If it were me (or my company), I would refuse to use a programming language
created by a surveillance capitalist like Google.

What's next? telemetry in the Go language?

------
throwayws
I'm thankful they open sourced pkg.dev and that they continue to bring it on
par with godoc.org. Keep up the good work!

------
hermanradtke
I understand the complaints, but Go is Google’s language just like Ruby on
Rails is Basecamp’s framework. This is not a secret! Also, I think this is
fine? If your interests align with the owners, then you can really benefit. If
not, then you are better off choosing a different solution.

------
zelphirkalt
This article names, what I have had as a feeling for a long time: "Oh it
created by Google … ah this will suck." Take whatever you want.

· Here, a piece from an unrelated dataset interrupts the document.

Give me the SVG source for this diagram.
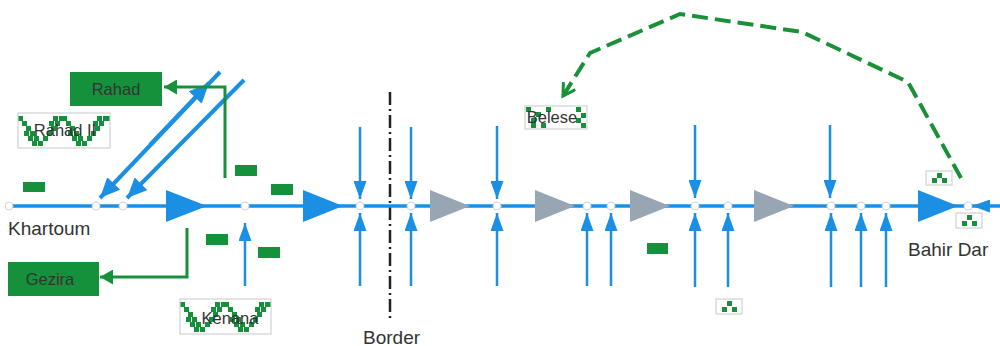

GMail,
YouTube, Google Search, Google's online office products (they are sooo soo
basic, so that even the most basic used can handle it, with no way to unlock
great functionality), Google Hangout, you name it. It all sucks. You are the
product, a used and not a user.

Mostly the reason is probably, that this kind of software is only written with
the most basic and common used in mind, not with the one, who wants to
customize everything to their own personalized needs or a user, who does not
require big corp to tell them "what they want". Google targets another group
of people.

So I think the wording "crapware" pretty much covers it.

Of course ethical questions like the ones raised in the article … I guess they
don't usually even enter the equation at Google.